* **THE EXERCISE**
Pick out each line of the records that includes the string "this", and copy it.

* **DATA LINES**
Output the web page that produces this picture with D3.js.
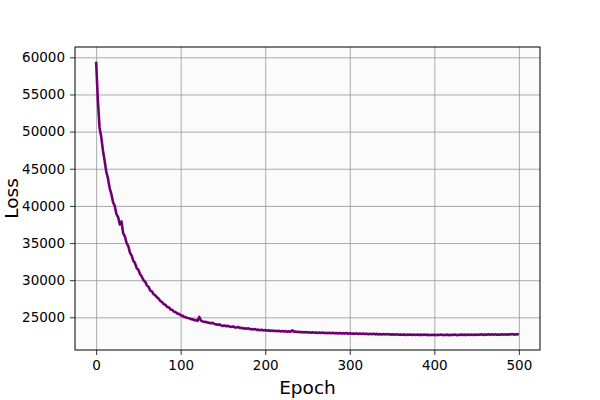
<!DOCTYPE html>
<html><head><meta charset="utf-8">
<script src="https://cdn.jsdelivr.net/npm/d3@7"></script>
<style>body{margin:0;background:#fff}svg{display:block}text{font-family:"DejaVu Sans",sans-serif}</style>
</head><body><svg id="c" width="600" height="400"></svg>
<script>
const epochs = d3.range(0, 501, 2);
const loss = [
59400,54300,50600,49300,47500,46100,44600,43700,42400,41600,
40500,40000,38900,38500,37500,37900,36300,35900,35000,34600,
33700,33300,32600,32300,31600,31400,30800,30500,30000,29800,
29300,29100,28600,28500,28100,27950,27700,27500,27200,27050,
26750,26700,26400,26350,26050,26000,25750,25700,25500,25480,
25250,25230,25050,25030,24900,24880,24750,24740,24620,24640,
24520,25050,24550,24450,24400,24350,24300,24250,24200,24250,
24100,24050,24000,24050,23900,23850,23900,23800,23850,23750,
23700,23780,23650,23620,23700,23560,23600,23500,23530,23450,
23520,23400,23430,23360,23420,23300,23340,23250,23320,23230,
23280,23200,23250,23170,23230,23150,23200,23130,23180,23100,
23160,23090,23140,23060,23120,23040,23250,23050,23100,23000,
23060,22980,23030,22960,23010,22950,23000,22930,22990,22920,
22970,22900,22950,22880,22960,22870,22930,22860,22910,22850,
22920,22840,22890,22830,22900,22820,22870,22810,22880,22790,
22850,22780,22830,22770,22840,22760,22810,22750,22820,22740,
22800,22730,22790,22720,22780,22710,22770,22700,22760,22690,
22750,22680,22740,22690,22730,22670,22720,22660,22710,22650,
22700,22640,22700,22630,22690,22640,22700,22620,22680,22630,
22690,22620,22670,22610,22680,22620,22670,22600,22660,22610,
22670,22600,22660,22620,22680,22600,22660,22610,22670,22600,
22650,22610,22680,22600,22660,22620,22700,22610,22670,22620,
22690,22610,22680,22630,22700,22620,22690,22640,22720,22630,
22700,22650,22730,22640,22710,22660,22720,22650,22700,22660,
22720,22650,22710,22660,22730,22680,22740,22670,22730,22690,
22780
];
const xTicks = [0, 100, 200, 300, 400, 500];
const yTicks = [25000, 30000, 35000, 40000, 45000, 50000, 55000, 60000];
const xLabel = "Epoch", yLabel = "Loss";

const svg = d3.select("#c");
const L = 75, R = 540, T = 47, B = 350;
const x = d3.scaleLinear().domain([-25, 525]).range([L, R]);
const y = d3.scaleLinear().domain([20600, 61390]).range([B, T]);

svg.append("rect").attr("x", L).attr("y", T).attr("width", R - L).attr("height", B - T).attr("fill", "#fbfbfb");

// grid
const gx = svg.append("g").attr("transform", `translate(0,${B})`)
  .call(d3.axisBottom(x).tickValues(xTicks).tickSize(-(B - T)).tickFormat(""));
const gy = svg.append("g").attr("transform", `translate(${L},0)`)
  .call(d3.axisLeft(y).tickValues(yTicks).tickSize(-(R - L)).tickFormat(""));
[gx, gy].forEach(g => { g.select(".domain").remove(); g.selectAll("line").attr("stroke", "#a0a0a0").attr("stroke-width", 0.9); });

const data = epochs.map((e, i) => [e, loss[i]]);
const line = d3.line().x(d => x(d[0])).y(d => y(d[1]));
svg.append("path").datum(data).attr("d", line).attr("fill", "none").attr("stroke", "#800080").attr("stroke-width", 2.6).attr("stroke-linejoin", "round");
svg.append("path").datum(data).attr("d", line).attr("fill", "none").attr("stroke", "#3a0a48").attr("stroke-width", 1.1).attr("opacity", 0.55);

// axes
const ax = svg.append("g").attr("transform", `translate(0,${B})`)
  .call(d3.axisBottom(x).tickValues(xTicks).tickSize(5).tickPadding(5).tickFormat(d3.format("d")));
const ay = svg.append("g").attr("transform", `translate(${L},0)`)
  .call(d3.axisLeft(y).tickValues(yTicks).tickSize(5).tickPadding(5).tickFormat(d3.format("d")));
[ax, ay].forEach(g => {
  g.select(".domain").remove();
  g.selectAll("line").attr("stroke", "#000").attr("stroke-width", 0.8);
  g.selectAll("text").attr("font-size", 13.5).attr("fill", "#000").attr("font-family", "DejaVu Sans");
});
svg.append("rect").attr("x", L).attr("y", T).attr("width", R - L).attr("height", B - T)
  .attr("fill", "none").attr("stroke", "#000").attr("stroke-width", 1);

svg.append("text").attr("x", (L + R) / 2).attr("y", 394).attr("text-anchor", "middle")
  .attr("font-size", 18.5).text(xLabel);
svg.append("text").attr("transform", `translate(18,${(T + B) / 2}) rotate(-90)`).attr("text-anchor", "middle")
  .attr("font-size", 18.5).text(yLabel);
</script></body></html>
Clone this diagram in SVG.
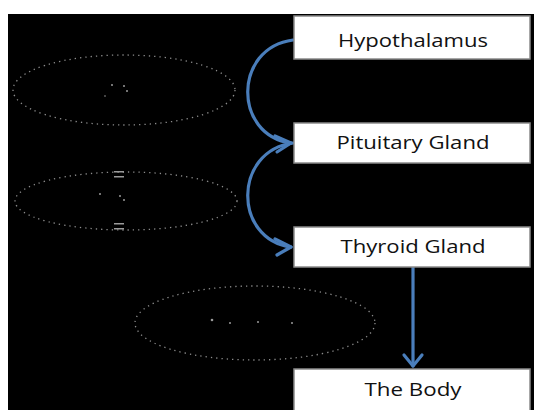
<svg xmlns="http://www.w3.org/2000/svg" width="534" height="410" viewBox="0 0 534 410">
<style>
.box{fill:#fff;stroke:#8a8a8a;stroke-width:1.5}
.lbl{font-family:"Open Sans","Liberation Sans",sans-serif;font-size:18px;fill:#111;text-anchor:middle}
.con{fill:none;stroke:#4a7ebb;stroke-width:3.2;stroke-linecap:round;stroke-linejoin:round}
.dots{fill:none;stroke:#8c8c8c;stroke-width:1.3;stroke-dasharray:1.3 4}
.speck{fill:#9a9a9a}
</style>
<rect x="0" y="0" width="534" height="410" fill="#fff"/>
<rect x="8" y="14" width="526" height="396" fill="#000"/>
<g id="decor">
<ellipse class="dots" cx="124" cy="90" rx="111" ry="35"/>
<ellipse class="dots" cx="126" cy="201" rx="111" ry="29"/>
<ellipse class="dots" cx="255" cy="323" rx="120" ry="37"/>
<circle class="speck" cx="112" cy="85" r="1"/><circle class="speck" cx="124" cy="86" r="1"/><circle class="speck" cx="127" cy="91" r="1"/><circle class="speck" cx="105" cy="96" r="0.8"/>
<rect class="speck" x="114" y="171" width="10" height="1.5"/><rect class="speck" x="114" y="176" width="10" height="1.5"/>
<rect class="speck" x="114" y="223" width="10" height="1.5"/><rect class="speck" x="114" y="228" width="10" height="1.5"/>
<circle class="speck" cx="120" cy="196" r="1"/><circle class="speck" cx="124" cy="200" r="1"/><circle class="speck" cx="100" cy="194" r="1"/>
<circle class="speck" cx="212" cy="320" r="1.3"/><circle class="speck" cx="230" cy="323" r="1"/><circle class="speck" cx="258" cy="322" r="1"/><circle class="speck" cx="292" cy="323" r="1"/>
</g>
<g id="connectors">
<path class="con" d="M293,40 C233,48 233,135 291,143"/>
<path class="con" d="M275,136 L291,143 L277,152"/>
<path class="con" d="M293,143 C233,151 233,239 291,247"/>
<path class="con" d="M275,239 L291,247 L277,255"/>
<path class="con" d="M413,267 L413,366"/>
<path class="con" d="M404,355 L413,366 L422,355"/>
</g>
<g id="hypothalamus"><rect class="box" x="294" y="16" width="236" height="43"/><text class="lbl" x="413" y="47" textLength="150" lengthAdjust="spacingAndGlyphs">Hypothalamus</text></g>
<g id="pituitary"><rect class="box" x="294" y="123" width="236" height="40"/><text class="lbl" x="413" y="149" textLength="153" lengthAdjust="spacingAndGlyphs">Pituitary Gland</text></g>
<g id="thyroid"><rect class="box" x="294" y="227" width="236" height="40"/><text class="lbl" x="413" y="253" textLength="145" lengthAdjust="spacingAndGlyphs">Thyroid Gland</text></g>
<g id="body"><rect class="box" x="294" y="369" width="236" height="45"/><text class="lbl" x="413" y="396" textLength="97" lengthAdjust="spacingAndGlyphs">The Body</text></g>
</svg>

* **RESULT OF THE EXERCISE**
Output the web page that produces this picture with D3.js.
Clone this diagram in SVG.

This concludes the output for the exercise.